Nowhere in this sequence of calculations is scale implicated.
But whether Euclidean distance is the appropriate similarity metric for your problem, depends on your data. For instance, is it purely numeric (continuous)? Or does it have discrete (categorical) variables as well (e.g., gender? M/F) If one of your dimensions is "current location" and of the 200 users, 100 have the value "San Francisco" and the other 100 have "Boston", you can't really say that, on average, your users are from somewhere in Kansas, but that's sort of what Euclidean distance would do.
In any event, since we don't know anything about it, i'll just give you a simple flow diagram so that you can apply it to your data and identify an appropriate similarity metric.

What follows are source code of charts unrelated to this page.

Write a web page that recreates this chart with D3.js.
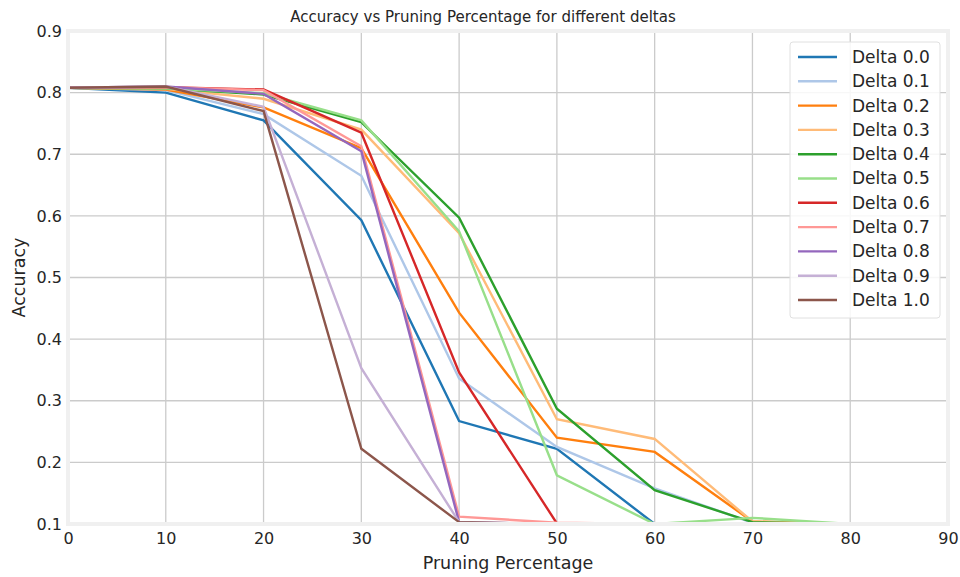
<!DOCTYPE html>
<meta charset="utf-8">
<style>
body { margin: 0; background: #fff; }
text { font-family: "DejaVu Sans", sans-serif; fill: #262626; }
.grid line { stroke: #cbcbcb; stroke-width: 1.3; }
.series { fill: none; stroke-width: 2.4; stroke-linejoin: miter; }
</style>
<body>
<svg width="960" height="577"></svg>
<script src="https://d3js.org/d3.v7.min.js"></script>
<script>

var pruning = [0, 10, 20, 30, 40, 50, 60, 70, 80, 90];
var deltas = ["Delta 0.0", "Delta 0.1", "Delta 0.2", "Delta 0.3", "Delta 0.4", "Delta 0.5",
              "Delta 0.6", "Delta 0.7", "Delta 0.8", "Delta 0.9", "Delta 1.0"];
var colors = ["#1f77b4", "#aec7e8", "#ff7f0e", "#ffbb78", "#2ca02c", "#98df8a",
              "#d62728", "#ff9896", "#9467bd", "#c5b0d5", "#8c564b"];

var acc00 = [0.808, 0.800, 0.755, 0.593, 0.267, 0.222, 0.100, 0.100, 0.100, 0.100];
var acc01 = [0.808, 0.804, 0.765, 0.665, 0.336, 0.225, 0.158, 0.102, 0.100, 0.100];
var acc02 = [0.808, 0.805, 0.776, 0.710, 0.443, 0.240, 0.217, 0.104, 0.100, 0.100];
var acc03 = [0.808, 0.806, 0.790, 0.740, 0.572, 0.270, 0.238, 0.104, 0.100, 0.100];
var acc04 = [0.808, 0.807, 0.797, 0.752, 0.597, 0.287, 0.155, 0.103, 0.100, 0.100];
var acc05 = [0.808, 0.807, 0.799, 0.755, 0.575, 0.179, 0.100, 0.110, 0.100, 0.100];
var acc06 = [0.808, 0.809, 0.805, 0.735, 0.346, 0.101, 0.100, 0.100, 0.100, 0.100];
var acc07 = [0.808, 0.809, 0.804, 0.713, 0.112, 0.102, 0.100, 0.100, 0.100, 0.100];
var acc08 = [0.808, 0.810, 0.798, 0.705, 0.103, 0.100, 0.100, 0.100, 0.100, 0.100];
var acc09 = [0.808, 0.810, 0.777, 0.353, 0.103, 0.100, 0.100, 0.100, 0.100, 0.100];
var acc10 = [0.808, 0.810, 0.770, 0.222, 0.103, 0.100, 0.100, 0.100, 0.100, 0.100];
var series = [acc00, acc01, acc02, acc03, acc04, acc05, acc06, acc07, acc08, acc09, acc10];

var xTicks = [0, 10, 20, 30, 40, 50, 60, 70, 80, 90];
var yTicks = [0.1, 0.2, 0.3, 0.4, 0.5, 0.6, 0.7, 0.8, 0.9];

var svg = d3.select("svg");
var pLeft = 68, pRight = 948, pTop = 31, pBottom = 524;

var x = d3.scaleLinear().domain([0, 90]).range([pLeft, pRight]);
var y = d3.scaleLinear().domain([0.1, 0.9]).range([pBottom, pTop]);

svg.append("defs").append("clipPath").attr("id", "clip")
    .append("rect").attr("x", pLeft).attr("y", pTop)
    .attr("width", pRight - pLeft).attr("height", pBottom - pTop);

// grid
var grid = svg.append("g").attr("class", "grid");
grid.selectAll(".vx").data(xTicks).enter().append("line")
    .attr("x1", function(d) { return x(d); }).attr("x2", function(d) { return x(d); })
    .attr("y1", pTop).attr("y2", pBottom);
grid.selectAll(".hy").data(yTicks).enter().append("line")
    .attr("y1", function(d) { return y(d); }).attr("y2", function(d) { return y(d); })
    .attr("x1", pLeft).attr("x2", pRight);

// lines
var line = d3.line()
    .x(function(d, i) { return x(pruning[i]); })
    .y(function(d) { return y(d); });

svg.append("g").attr("clip-path", "url(#clip)")
    .selectAll("path").data(series).enter().append("path")
    .attr("class", "series")
    .attr("stroke", function(d, i) { return colors[i]; })
    .attr("d", line);

// frame
svg.append("rect")
    .attr("x", pLeft).attr("y", pTop)
    .attr("width", pRight - pLeft).attr("height", pBottom - pTop)
    .attr("fill", "none").attr("stroke", "#f0f0f0").attr("stroke-width", 4);

// axes
var xAxis = svg.append("g").attr("transform", "translate(0," + pBottom + ")")
    .call(d3.axisBottom(x).tickValues(xTicks).tickSize(0).tickPadding(9).tickFormat(d3.format("d")));
var yAxis = svg.append("g").attr("transform", "translate(" + pLeft + ",0)")
    .call(d3.axisLeft(y).tickValues(yTicks).tickSize(0).tickPadding(6).tickFormat(d3.format(".1f")));
[xAxis, yAxis].forEach(function(a) {
    a.select(".domain").remove();
    a.selectAll("text").style("font-size", "16px").attr("fill", "#262626");
});

svg.append("text")
    .attr("x", 483).attr("y", 22)
    .attr("text-anchor", "middle").style("font-size", "15px")
    .text("Accuracy vs Pruning Percentage for different deltas");

svg.append("text")
    .attr("x", (pLeft + pRight) / 2).attr("y", 569)
    .attr("text-anchor", "middle").style("font-size", "17.5px")
    .text("Pruning Percentage");

svg.append("text")
    .attr("transform", "translate(25," + ((pTop + pBottom) / 2) + ") rotate(-90)")
    .attr("text-anchor", "middle").style("font-size", "17.5px")
    .text("Accuracy");

// legend
var legend = svg.append("g").attr("transform", "translate(790,42)");
legend.append("rect")
    .attr("width", 150).attr("height", 276).attr("rx", 3)
    .attr("fill", "#fff").attr("fill-opacity", 0.85)
    .attr("stroke", "#e0e0e0");
var item = legend.selectAll(".item").data(deltas).enter().append("g")
    .attr("transform", function(d, i) { return "translate(0," + (15 + i * 24.3) + ")"; });
item.append("line")
    .attr("x1", 8).attr("x2", 47)
    .attr("stroke", function(d, i) { return colors[i]; })
    .attr("stroke-width", 2.4);
item.append("text")
    .attr("x", 62).attr("dy", "0.35em")
    .style("font-size", "17px")
    .text(function(d) { return d; });

</script>
</body>
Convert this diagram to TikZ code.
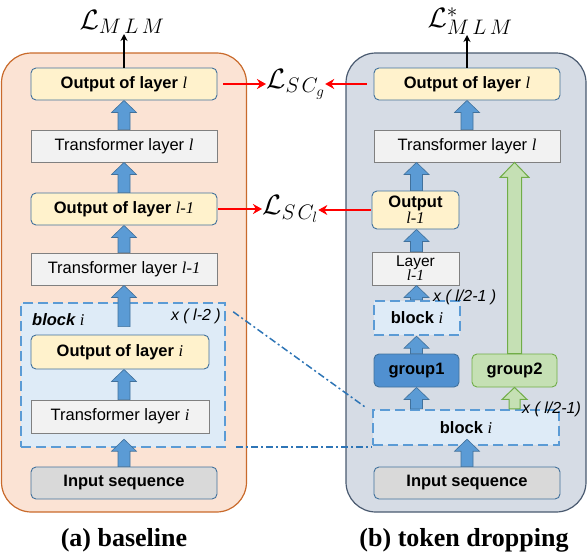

To identify an appropriate similarity metric given your data:
Euclidean distance is good when dimensions are comparable and on the same scale. If one dimension represents length and another - weight of item - euclidean should be replaced with weighted.
Make it in 2d and show the picture - this is good option to see visually if it works.
Or you may use some sanity check - like to find cluster centers and see that all items in the cluster aren't too away of it.
Can't you just try sum |xi - yi| instead if (xi - yi)^2
in your code, and see if it makes much difference ?
I can't have a graph which will give some idea about the correctness of my algorithm.
A couple of possibilities:
look at some points midway between 2 clusters in detail
vary k a bit, see what happens (what is your k ?)
use
PCA
to map 30d down to 2d; see the plots under
calculating-the-percentage-of-variance-measure-for-k-means,
also SO questions/tagged/pca
By the way, scipy.spatial.cKDTree
can easily give you say 3 nearest neighbors of each point,
in p=2 (Euclidean) or p=1 (Manhattan, L1), to look at.
It's fast up to ~ 20d, and with early cutoff works even in 128d.
Added: I like Cosine distance in high dimensions; see euclidean-distance-is-usually-not-good-for-sparse-data for why.
Euclidean distance is the intuitive and "normal" distance between continuous variable. It can be inappropriate if too noisy or if data has a non-gaussian distribution.
You might want to try the Manhattan distance (or cityblock) which is robust to that (bear in mind that robustness always comes at a cost : a bit of the information is lost, in this case).
There are many further distance metrics for specific problems (for example Bray-Curtis distance for count data). You might want to try some of the distances implemented in pdist from python module scipy.spatial.distance.